Some of the accused, who were ordinary citizens, decided to plead guilty and confess to the allegations because they did not want to be burdened by lawsuits. Meanwhile, several others chose to fight the cases, which required a significant amount of time and resources. Many of them also reside outside Bangkok and so have had to travel to Bangkok to attend legal procedures. Eventually, the court has dismissed several of these cases.
One example is the case against nine people who shared a post by the “I must have received 100 million baht from Thaksin” Facebook page. The accused were charged under Article 14 (2) of the CCA for sharing the post, which criticizes the NCPO’s drug suppression policies and MP-snatching tactics.

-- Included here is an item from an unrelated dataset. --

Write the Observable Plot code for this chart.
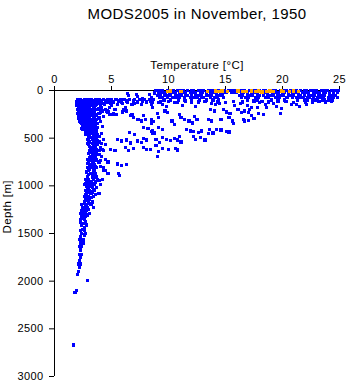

Later, seven defendants pled guilty while two others insisted on fighting the lawsuit. The legal battle lasted over a year and a half. The Criminal Court eventually dismissed the case as it could not be proven whether the information in the post was false, and such information did not lead to any harm to national security.
In another instance, ten people have been charged for sharing a post from the “KonThai UK” Facebook page, which said that General Prayut was planning to seek exile because the court would accept to a sedition charge against the prime minister for review. After two years of a legal fight, the court dismissed the cases. Notably, Major General Burin filed the charges in both cases.
Overall, the CCA has been used to silence and hinder people from presenting information or political opinions which run counter to the interests of the NCPO and Army in online spaces. Those who have significant social influence or many followers tended to become more easily targeted by the authorities. In many cases, state officials have regularly surveilled the online activities of specific pages or individuals before initiating legal action against them. Such legal action, in turn, creates a chilling effect that discourages users of online social media platforms from expressing their political opinions.